La France en retard quant à la gestion de ses eaux usées…
En Europe, la réglementation sur la réutilisation des eaux usées a évolué le 5 juin 2020, avec un nouveau règlement pensé pour promouvoir la Réutilisation des Eaux Usées Traitées (REUT) en harmonisant les normes à l’échelle européenne.
En France, des changements ont été apportés aux règles d’utilisation des eaux usées, par un décret datant du 10 mars 2022. Celui-ci a notamment redéfini les modalités de contrôle en termes de santé publique et de protection de l’environnement.
Malgré cela, la France reste l’un des pays avec la réglementation la plus stricte, ce qui ne lui permet pas de réutiliser autant d’eau que les pays voisins comme l’Espagne ou l’Italie.
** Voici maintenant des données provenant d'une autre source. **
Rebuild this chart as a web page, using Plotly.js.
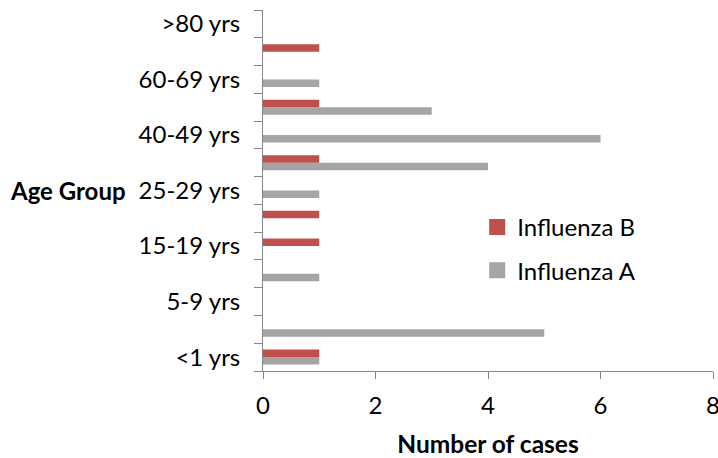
<!DOCTYPE html>
<html>
<head>
<meta charset="utf-8">
<script src="https://cdn.plot.ly/plotly-3.0.1.min.js"></script>
<style>html,body{margin:0;padding:0;background:#fff;}#chart{width:718px;height:458px;}</style>
</head>
<body>
<div id="chart"></div>
<script>
const ageGroups = ["<1 yrs","1-4 yrs","5-9 yrs","10-14 yrs","15-19 yrs","20-24 yrs","25-29 yrs","30-39 yrs","40-49 yrs","50-59 yrs","60-69 yrs","70-79 yrs",">80 yrs"];
const influenzaA = [1,5,0,1,0,0,1,4,6,3,1,0,0];
const influenzaB = [1,0,0,0,1,1,0,1,0,1,0,1,0];
const xTicks = [0,2,4,6,8];
const seriesNames = ["Influenza A","Influenza B"];
const seriesColors = ["#A5A5A5","#C0504D"];

const FONT = "Lato, 'Open Sans', sans-serif";
const tickText = ageGroups.map((g,i)=> i%2===0 ? g : "");

const traces = [
  {type:"bar", orientation:"h", name:seriesNames[0], y:ageGroups, x:influenzaA,
   marker:{color:seriesColors[0]}, showlegend:false},
  {type:"bar", orientation:"h", name:seriesNames[1], y:ageGroups, x:influenzaB,
   marker:{color:seriesColors[1]}, showlegend:false},
  // legend keys (square swatches like the reference)
  {type:"scatter", mode:"markers", name:seriesNames[1], x:[null], y:[null],
   marker:{symbol:"square", size:16, color:seriesColors[1]}, legendrank:1, legendgroup:"b"},
  {type:"scatter", mode:"markers", name:seriesNames[0], x:[null], y:[null],
   marker:{symbol:"square", size:16, color:seriesColors[0]}, legendrank:2, legendgroup:"a"}
];

const layout = {
  width:718, height:458,
  margin:{l:263, r:5, t:10, b:87},
  paper_bgcolor:"#fff", plot_bgcolor:"#fff",
  font:{family:FONT, size:24, color:"#000"},
  barmode:"group", bargap:0.46, bargroupgap:0,
  xaxis:{range:[0,8], tickvals:xTicks, ticks:"outside", ticklen:7, tickcolor:"#868686",
         showline:true, linecolor:"#868686", linewidth:1, showgrid:false, zeroline:false,
         ticklabelstandoff:6, ticklabeloverflow:"allow", tickfont:{size:24},
         title:{text:"<b>Number of cases</b>", font:{size:24.5}, standoff:23}},
  yaxis:{type:"category", categoryorder:"array", categoryarray:ageGroups,
         range:[-0.5, ageGroups.length-0.5], tickvals:ageGroups, ticktext:tickText,
         tickson:"boundaries", ticks:"outside", ticklen:8, tickcolor:"#868686",
         showline:true, linecolor:"#868686", linewidth:1, showgrid:false, zeroline:false,
         ticklabelstandoff:17, tickfont:{size:24}},
  showlegend:true,
  legend:{x:0.476, y:0.46, xanchor:"left", yanchor:"top", traceorder:"grouped",
          tracegroupgap:9, bgcolor:"rgba(0,0,0,0)", font:{size:24}, itemsizing:"trace"},
  annotations:[{text:"<b>Age Group</b>", xref:"paper", yref:"paper", x:(128-263)/450, y:(371-190)/361,
                xanchor:"right", yanchor:"middle", showarrow:false, font:{size:24}}]
};

Plotly.newPlot("chart", traces, layout, {displayModeBar:false, staticPlot:true});
</script>
</body>
</html>
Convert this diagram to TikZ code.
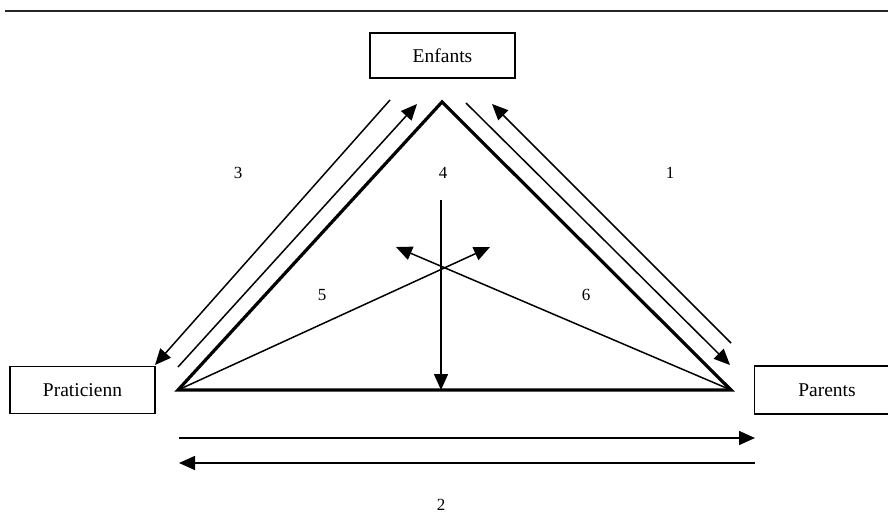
\documentclass[tikz,border=0pt]{standalone}
\usepackage{fontspec}
\setmainfont{Liberation Serif}
\usetikzlibrary{arrows.meta}
\begin{document}
\begin{tikzpicture}[x=1pt,y=-1pt,
  arr/.style={line width=1.5pt,-{Triangle[length=16pt,width=14pt]}},
  lnthick/.style={line width=3.2pt,line join=miter},
  box/.style={draw,line width=1.4pt,minimum width=145pt,minimum height=45pt,inner sep=0pt,font=\fontsize{19.5}{23}\selectfont},
  lab/.style={font=\fontsize{17}{20}\selectfont,inner sep=0pt}]
\useasboundingbox (0,0) rectangle (888,518);
% top rule
\coordinate (ruleL) at (5,11);
\coordinate (ruleR) at (888,11);
\draw[line width=2pt,black!85] (ruleL) -- (ruleR);
% boxes
\node[box] (enf) at (442.5,55.5) {Enfants};
\node[box,minimum height=47pt] (pra) at (82.5,390) {Praticienn};
\node[box,minimum height=48pt] (par) at (827,390) {Parents};
% triangle
\coordinate (A) at (442,102);
\coordinate (L) at (178,390);
\coordinate (R) at (731,390);
\draw[lnthick] (L) -- (A) -- (R) -- cycle;
% vertical arrow 4
\coordinate (v1) at (441,200);
\coordinate (v2) at (441,390);
\draw[arr] (v1) -- (v2);
% crossing arrows 5 and 6
\coordinate (t5) at (490,247);
\coordinate (t6) at (396,247);
\draw[arr] (L) -- (t5);
\draw[arr] (R) -- (t6);
% left side pair (3)
\coordinate (lo1) at (390,100);
\coordinate (lo2) at (155,365);
\draw[arr] (lo1) -- (lo2);
\coordinate (li1) at (178,367);
\coordinate (li2) at (417,104);
\draw[arr] (li1) -- (li2);
% right side pair (1)
\coordinate (ri1) at (466,103);
\coordinate (ri2) at (730,365);
\draw[arr] (ri1) -- (ri2);
\coordinate (ro1) at (731,343);
\coordinate (ro2) at (492,104);
\draw[arr] (ro1) -- (ro2);
% bottom pair (2)
\coordinate (b1) at (179,438);
\coordinate (b2) at (755,438);
\draw[arr] (b1) -- (b2);
\coordinate (c1) at (755,463);
\coordinate (c2) at (179,463);
\draw[arr] (c1) -- (c2);
% labels
\node[lab] (n3) at (238,173) {3};
\node[lab] (n4) at (443,173) {4};
\node[lab] (n1) at (670,173) {1};
\node[lab] (n5) at (322,295) {5};
\node[lab] (n6) at (586,295) {6};
\node[lab] (n2) at (441,505) {2};
\end{tikzpicture}
\end{document}
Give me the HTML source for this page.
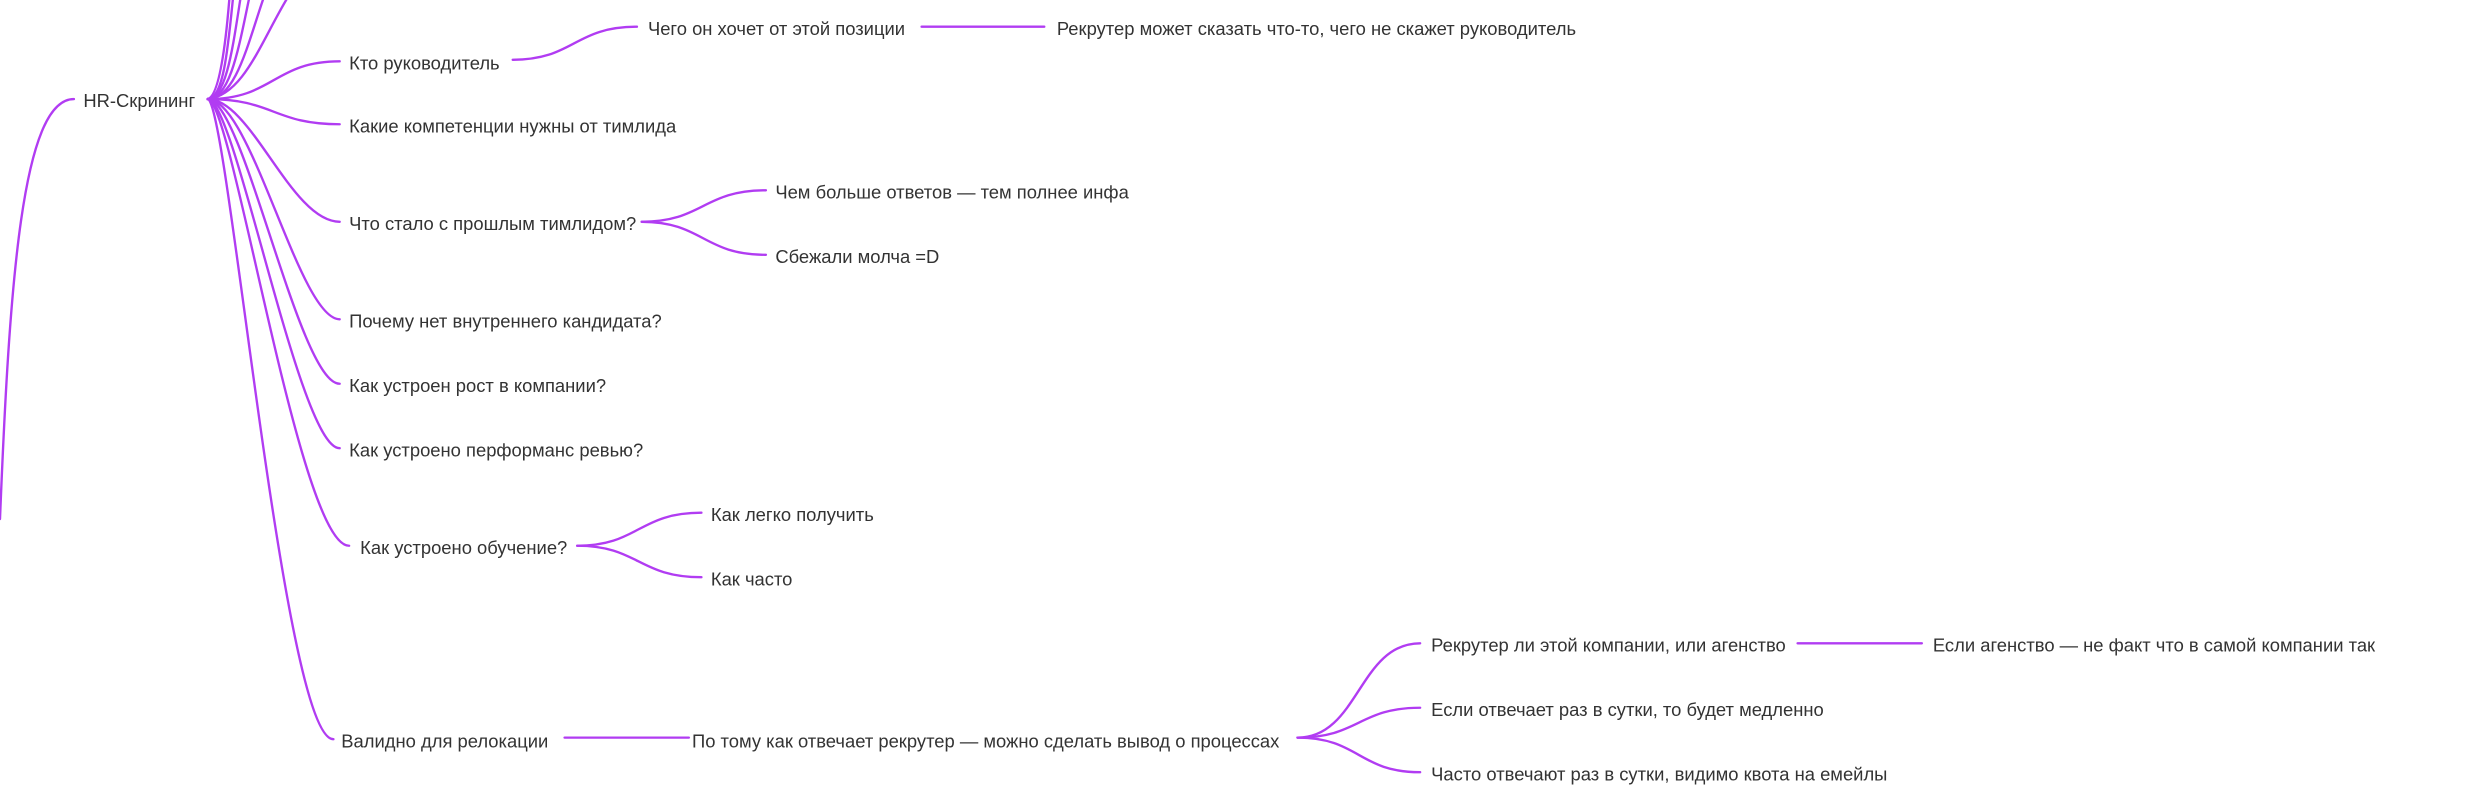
<!DOCTYPE html>
<html><head><meta charset="utf-8"><style>
html,body{margin:0;padding:0;background:#fff;width:2466px;height:804px;overflow:hidden}
svg{display:block}
text{font-family:"Liberation Sans","Noto Sans CJK SC",sans-serif;font-size:11.7px;fill:#333;dominant-baseline:central}
path{fill:none;stroke:#b13cf2;stroke-width:1.5;stroke-linecap:round}
</style></head><body>
<svg width="2466" height="804" viewBox="0 0 1568 511.2" preserveAspectRatio="none">
<g>
<path d="M0 330 C6 180 14 63 47 63"/>
<path d="M132 63 C150 63 145 -40 160 -60"/>
<path d="M132 63 C152 63 150 -30 168 -60"/>
<path d="M132 63 C155 63 155 -20 176 -60"/>
<path d="M132 63 C158 63 162 -10 186 -40"/>
<path d="M132 63 C160 60 170 10 196 -20"/>
<path d="M132 63 C145 60 148 -40 150 -60"/>
<path d="M132 63 C174 63 174 39 216 39"/>
<path d="M132 63 C174 63 174 79 216 79"/>
<path d="M132 63 C160 63 185 141 216 141"/>
<path d="M132 63 C160 63 190 203 216 203"/>
<path d="M132 63 C155 63 190 244 216 244"/>
<path d="M132 63 C150 63 190 285 216 285"/>
<path d="M132 63 C148 63 190 347 222 347"/>
<path d="M132 63 C145 63 180 470 212 470"/>
<path d="M326 38 C365 38 365 17 405 17"/>
<path d="M586 17 L664 17"/>
<path d="M408 141 C447 141 447 121 487 121"/>
<path d="M408 141 C447 141 447 162 487 162"/>
<path d="M367 347 C406 347 406 326 446 326"/>
<path d="M367 347 C406 347 406 367 446 367"/>
<path d="M359 469 L438 469"/>
<path d="M825 469 C864 469 864 409 903 409"/>
<path d="M825 469 C864 469 864 450 903 450"/>
<path d="M825 469 C864 469 864 491 903 491"/>
<path d="M1143 409 L1222 409"/>
</g>
<g>
<text x="53" y="64">HR-Скрининг</text>
<text x="222" y="40">Кто руководитель</text>
<text x="412" y="18">Чего он хочет от этой позиции</text>
<text x="672" y="18">Рекрутер может сказать что-то, чего не скажет руководитель</text>
<text x="222" y="80">Какие компетенции нужны от тимлида</text>
<text x="222" y="142">Что стало с прошлым тимлидом?</text>
<text x="493" y="122">Чем больше ответов — тем полнее инфа</text>
<text x="493" y="163">Сбежали молча =D</text>
<text x="222" y="204">Почему нет внутреннего кандидата?</text>
<text x="222" y="245">Как устроен рост в компании?</text>
<text x="222" y="286">Как устроено перформанс ревью?</text>
<text x="229" y="348">Как устроено обучение?</text>
<text x="452" y="327">Как легко получить</text>
<text x="452" y="368">Как часто</text>
<text x="217" y="471">Валидно для релокации</text>
<text x="440" y="471">По тому как отвечает рекрутер — можно сделать вывод о процессах</text>
<text x="910" y="410">Рекрутер ли этой компании, или агенство</text>
<text x="1229" y="410">Если агенство — не факт что в самой компании так</text>
<text x="910" y="451">Если отвечает раз в сутки, то будет медленно</text>
<text x="910" y="492">Часто отвечают раз в сутки, видимо квота на емейлы</text>
</g>
</svg>
</body></html>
Aujourd’hui, en France, c’est seulement 1 % de l’eau usée traitée qui est réutilisée, contre 15 % pour l’Espagne et 90 % en Israël.
Le retard accumulé est considérable. Dans le contexte actuel de réchauffement climatique et de stress hydrique, le Gouvernement prévoit des ajustements pour répondre aux enjeux de la REUT.
Quels sont les enjeux de la réutilisation des eaux usées traitées ?
Des enjeux économiques et environnementaux
Réutiliser les eaux usées, c’est faire un geste pour préserver une ressource vitale en danger, et s’adapter aux conditions de réchauffement climatique. Les enjeux de cette pratique sont avant tout économiques et environnementaux.
Sur le plan économique, la réutilisation de l’eau usée dans l’industrie pourra, à terme, réduire considérablement les coûts de production, puisque l’eau peut être utilisée 2 à 3 fois avant d’être rejetée en milieu naturel. De plus, le recyclage de l’eau représente un investissement bien moins important que le dessalement de l’eau de mer (environ 2 fois moins cher).
Sur le plan environnemental, la REUT permet de remédier aux pénuries découlant du réchauffement climatique, tout en réduisant les déchets. Ainsi, c’est tout un environnement qui se trouve protégé. Grâce à une réutilisation des eaux usées optimale, d’importantes économies d’énergie liées aux activités de pompage peuvent être effectuées. Encourager une économie circulaire représente donc une véritable solution pour la préservation de l’eau et autres ressources énergétiques.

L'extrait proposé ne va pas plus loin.